I watched as the ungainly drones rasped and chipped the ice. Ten meters down they uncovered the glint of metal.

It was an airlock.

There they waited. Time passed. They received no further orders. They shut themselves down and crouched inert on the ice, as dead as the boulders around us.

For safety's sake I decided to enter the ship first.

As its airlock opened, the ship began switching itself back on. I entered the cabin. The pilot's couch was empty.

There was no one on board.

It took me almost two hours to work my way into the ship's cybersystem. Then I learned for certain what I had already suspected. It was Wellspring's ship.

I left the ship and crawled across the ice to the airlock. It opened easily. Wellspring had never been one to complicate things unnecessarily.

Beyond the airlock's second door a chamber blazed with blue-white light. I adjusted my eye systems and crawled inside.

At the far end, in the iceteroid's faint gravity, there was a bed of jewels. It was not a conventional bed. It was simply a huge, loose-packed heap of precious gems.

The Queen was asleep on top of it.

I used my eyes again. There was no infrared heat radiating from her. She lay quite still, her ancient arms clutching something to her chest, her three-toed legs drawn up along her body, her massive tail curled up beneath her rump and between her legs. Her huge head, the size of a man's torso, was encased in a gigantic crowned helmet encrusted with blazing diamonds. She was not breathing. Her eyes were closed. Her thick, scaled lips were drawn back slightly, showing two blunt rows of peg-shaped yellowing teeth.

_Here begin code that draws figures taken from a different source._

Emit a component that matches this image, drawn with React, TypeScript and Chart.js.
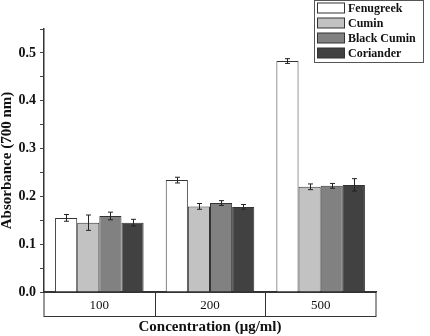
import React, { useEffect, useRef } from "react";
import Chart from "chart.js/auto";

const categories = ["100", "200", "500"];
const seriesNames = ["Fenugreek", "Cumin", "Black Cumin", "Coriander"];
const fenugreek = [0.155, 0.234, 0.483];
const fenugreekErr = [0.007, 0.006, 0.005];
const cumin = [0.145, 0.179, 0.22];
const cuminErr = [0.016, 0.006, 0.006];
const blackCumin = [0.159, 0.186, 0.222];
const blackCuminErr = [0.008, 0.005, 0.005];
const coriander = [0.145, 0.178, 0.224];
const corianderErr = [0.007, 0.005, 0.013];
const yMin = 0;
const yMax = 0.55;
const yStep = 0.05;
const xTitle = "Concentration (μg/ml)";
const yTitle = "Absorbance (700 nm)";

const fills = ["#ffffff", "#c2c2c2", "#818181", "#414141"];
const FONT = "'Liberation Serif', 'Times New Roman', serif";

const errorBars = {
  id: "errorBars",
  afterDatasetsDraw(chart: any) {
    const ctx = chart.ctx;
    const y = chart.scales.y;
    ctx.save();
    ctx.strokeStyle = "#222";
    ctx.lineWidth = 1;
    chart.data.datasets.forEach((ds: any, di: number) => {
      const meta = chart.getDatasetMeta(di);
      meta.data.forEach((bar: any, i: number) => {
        const v = ds.data[i];
        const e = ds.errors[i];
        const x = Math.round(bar.x) + 0.5;
        const y1 = y.getPixelForValue(v + e);
        const y2 = y.getPixelForValue(v - e);
        ctx.beginPath();
        ctx.moveTo(x, y1);
        ctx.lineTo(x, y2);
        ctx.moveTo(x - 2.5, y1);
        ctx.lineTo(x + 2.5, y1);
        ctx.moveTo(x - 2.5, y2);
        ctx.lineTo(x + 2.5, y2);
        ctx.stroke();
      });
    });
    ctx.restore();
  },
};

const categoryBox = {
  id: "categoryBox",
  afterDraw(chart: any) {
    const ctx = chart.ctx;
    const a = chart.chartArea;
    const xs = chart.scales.x;
    const top = a.bottom + 0.5;
    const h = 24;
    ctx.save();
    ctx.strokeStyle = "#333";
    ctx.lineWidth = 1;
    ctx.strokeRect(a.left, top, a.right - a.left, h);
    for (let i = 0; i < categories.length - 1; i++) {
      const px = Math.round((xs.getPixelForValue(i) + xs.getPixelForValue(i + 1)) / 2) + 0.5;
      ctx.beginPath();
      ctx.moveTo(px, top);
      ctx.lineTo(px, top + h);
      ctx.stroke();
    }
    ctx.restore();
  },
};

const boxLegend = {
  id: "boxLegend",
  afterDraw(chart: any) {
    const ctx = chart.ctx;
    const left = 314;
    const top = 0.5;
    const w = 109;
    const h = 62;
    ctx.save();
    ctx.fillStyle = "#fff";
    ctx.fillRect(left, top, w, h);
    ctx.strokeStyle = "#555";
    ctx.lineWidth = 1;
    ctx.strokeRect(left + 0.5, top, w, h);
    ctx.font = `bold 12px ${FONT}`;
    ctx.textBaseline = "middle";
    chart.data.datasets.forEach((ds: any, i: number) => {
      const cy = 8 + i * 15;
      ctx.fillStyle = ds.backgroundColor;
      ctx.fillRect(317.5, cy - 5, 27, 10);
      ctx.strokeStyle = "#333";
      ctx.strokeRect(317.5, cy - 5, 27, 10);
      ctx.fillStyle = "#111";
      ctx.fillText(ds.label, 348, cy + 0.5);
    });
    ctx.restore();
  },
};

export default function App() {
  const ref = useRef<HTMLCanvasElement>(null);
  useEffect(() => {
    document.body.style.margin = "0";
    const values = [fenugreek, cumin, blackCumin, coriander];
    const errs = [fenugreekErr, cuminErr, blackCuminErr, corianderErr];
    const chart = new Chart(ref.current as HTMLCanvasElement, {
      type: "bar",
      data: {
        labels: categories,
        datasets: seriesNames.map((name, i) => ({
          label: name,
          data: values[i],
          errors: errs[i],
          backgroundColor: fills[i],
          borderColor: "#333",
          borderWidth: 1,
          categoryPercentage: 0.8,
          barPercentage: 1.0,
        })) as any,
      },
      options: {
        responsive: false,
        animation: false,
        layout: { padding: { top: 29, right: 54, left: 0, bottom: 0 } },
        plugins: { legend: { display: false }, tooltip: { enabled: false } },
        scales: {
          x: {
            afterFit: (s: any) => {
              s.height = 44;
            },
            grid: { display: true, drawOnChartArea: false, drawTicks: false, color: "transparent" },
            border: { display: true, color: "#333", width: 1.5 },
            ticks: { color: "#111", padding: 6, font: { family: FONT, size: 13 } },
            title: {
              display: true,
              text: xTitle,
              color: "#111",
              font: { family: FONT, size: 15, weight: "bold" },
              padding: { top: 0, bottom: 0 },
            },
          },
          y: {
            min: yMin,
            max: yMax,
            afterFit: (s: any) => {
              s.width = 44;
            },
            grid: { drawOnChartArea: false, drawTicks: true, tickLength: 4, color: "#444" },
            border: { display: true, color: "#333", width: 1.5 },
            ticks: {
              stepSize: yStep,
              padding: 4,
              color: "#111",
              font: { family: FONT, size: 14, weight: "bold" },
              callback: (v: any) => {
                const n = Math.round(Number(v) * 100);
                return n % 10 === 0 ? (n / 100).toFixed(1) : "";
              },
            },
            title: {
              display: true,
              text: yTitle,
              color: "#111",
              font: { family: FONT, size: 15, weight: "bold", lineHeight: 1 },
              padding: { top: 0, bottom: 0 },
            },
          },
        },
      } as any,
      plugins: [errorBars, categoryBox, boxLegend],
    });
    return () => chart.destroy();
  }, []);
  return (
    <div style={{ position: "fixed", left: 0, top: 0, width: 430, height: 336, background: "#fff" }}>
      <canvas ref={ref} width={430} height={336} />
    </div>
  );
}
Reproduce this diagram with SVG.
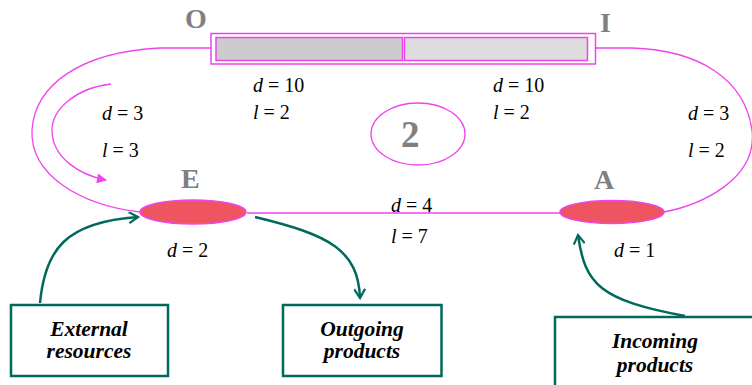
<svg xmlns="http://www.w3.org/2000/svg" width="752" height="385" viewBox="0 0 752 385">
<style>
.mag{fill:none;stroke:#ee44ee;stroke-width:1.3}
.lbl{font-family:"Liberation Serif","Times New Roman",serif;font-size:20px;font-style:italic;fill:#000}
.lbl tspan.n{font-style:normal}
.cap{font-family:"Liberation Serif","Times New Roman",serif;font-size:28px;font-weight:bold;fill:#808080}
.node{fill:#ee5560;stroke:#ee44ee;stroke-width:1.5}
.box{fill:#fff;stroke:#00695c;stroke-width:2.5}
.btxt{font-family:"Liberation Serif","Times New Roman",serif;font-size:21.5px;font-style:italic;font-weight:bold;fill:#000;text-anchor:middle}
.teal{fill:none;stroke:#00695c;stroke-width:2.5}
</style>
<defs>
<marker id="chev" viewBox="0 0 12 12" refX="10" refY="6" markerWidth="12" markerHeight="12" markerUnits="userSpaceOnUse" orient="auto">
<path d="M1,0.5 L10,6 L1,11.5" fill="none" stroke="#00695c" stroke-width="2.2"/>
</marker>
<marker id="tri" viewBox="0 0 10 10" refX="9" refY="5" markerWidth="14" markerHeight="10" markerUnits="userSpaceOnUse" orient="auto">
<path d="M0,0 L10,5 L0,10 Z" fill="#ee44ee"/>
</marker>
</defs>
<g id="connectors">
<path class="mag" d="M211,48 L160,48 C80,52 35,85 32,130 C30,175 80,205 140,212"/>
<path class="mag" d="M596,48 L632,48 C700,50 745,80 752,130 C758,180 700,205 664,212"/>
<path class="mag" d="M247,213 L560,213"/>
<path class="mag" d="M111,84 C75,88 52,110 52,130 C52,158 80,175 106,180" marker-end="url(#tri)"/>
<path class="teal" d="M40,303 C45,250 65,222 138,217" marker-end="url(#chev)"/>
<path class="teal" d="M255,217 C330,235 358,250 360,298" marker-end="url(#chev)"/>
<path class="teal" d="M685,316 C600,300 585,285 578,235" marker-end="url(#chev)"/>
</g>
<g id="queue">
<rect x="211" y="33.5" width="384.5" height="30.5" fill="#fff" stroke="#ee44ee" stroke-width="1.5"/>
<rect x="216" y="37.5" width="186.5" height="23" fill="#cccccc" stroke="#ee44ee" stroke-width="1.5"/>
<rect x="404.5" y="37.5" width="183" height="23" fill="#dddddd" stroke="#ee44ee" stroke-width="1.5"/>
<text class="cap" x="185" y="27.5">O</text>
<text class="cap" x="600" y="32">I</text>
</g>
<g id="nodeE">
<ellipse class="node" cx="193" cy="212" rx="53" ry="12"/>
<text class="cap" x="181" y="188">E</text>
</g>
<g id="nodeA">
<ellipse class="node" cx="612" cy="212" rx="52" ry="11.5"/>
<text class="cap" x="594" y="189">A</text>
</g>
<g id="zone">
<ellipse cx="418" cy="134" rx="47" ry="31" fill="none" stroke="#ee44ee" stroke-width="1.3"/>
<text x="401" y="147" font-family="'Liberation Serif', serif" font-size="37" font-weight="bold" fill="#808080">2</text>
</g>
<g id="labels">
<text class="lbl" x="253" y="92">d<tspan class="n"> = 10</tspan></text>
<text class="lbl" x="253" y="119">l<tspan class="n"> = 2</tspan></text>
<text class="lbl" x="493" y="92">d<tspan class="n"> = 10</tspan></text>
<text class="lbl" x="493" y="119">l<tspan class="n"> = 2</tspan></text>
<text class="lbl" x="102" y="120">d<tspan class="n"> = 3</tspan></text>
<text class="lbl" x="102" y="157">l<tspan class="n"> = 3</tspan></text>
<text class="lbl" x="688" y="120">d<tspan class="n"> = 3</tspan></text>
<text class="lbl" x="688" y="157">l<tspan class="n"> = 2</tspan></text>
<text class="lbl" x="391" y="212">d<tspan class="n"> = 4</tspan></text>
<text class="lbl" x="391" y="243">l<tspan class="n"> = 7</tspan></text>
<text class="lbl" x="167" y="257">d<tspan class="n"> = 2</tspan></text>
<text class="lbl" x="614" y="257">d<tspan class="n"> = 1</tspan></text>
</g>
<g id="external">
<rect class="box" x="11" y="305" width="157" height="71"/>
<text class="btxt" x="89" y="336">External</text>
<text class="btxt" x="89" y="358">resources</text>
</g>
<g id="outgoing">
<rect class="box" x="283" y="305" width="158.5" height="71"/>
<text class="btxt" x="362" y="336">Outgoing</text>
<text class="btxt" x="362" y="358">products</text>
</g>
<g id="incoming">
<rect class="box" x="555" y="317" width="210" height="80"/>
<text class="btxt" x="655" y="348">Incoming</text>
<text class="btxt" x="655" y="372">products</text>
</g>
</svg>
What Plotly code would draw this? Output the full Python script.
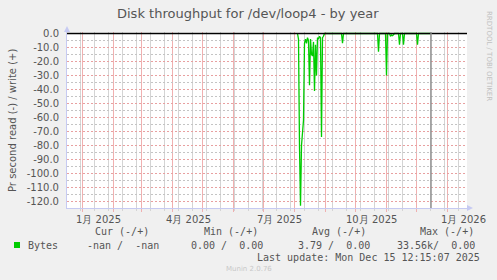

She was ice-cold, sunk in some kind of alien cryosleep. Wellspring's coup was revealed. The Queen had joined willingly in her own abduction. Wellspring had stolen her in an act of heroic daring, robbing his rivals in C-K to begin again in Martian orbit. It was an astounding fait accompli that would have put him and his disciples into unquestioned power.

I was overcome with admiration for his plan. I wondered, though, why he had not accompanied his ship. Doubtless there were medicines aboard to wake the Queen and spirit her off to the nascent Kluster.

I moved nearer. I had never seen an Investor face to face. Still, I could tell after a moment that there was something wrong with her skin. I'd thought it was a trick of the light at first. But then I saw what she had in her hands.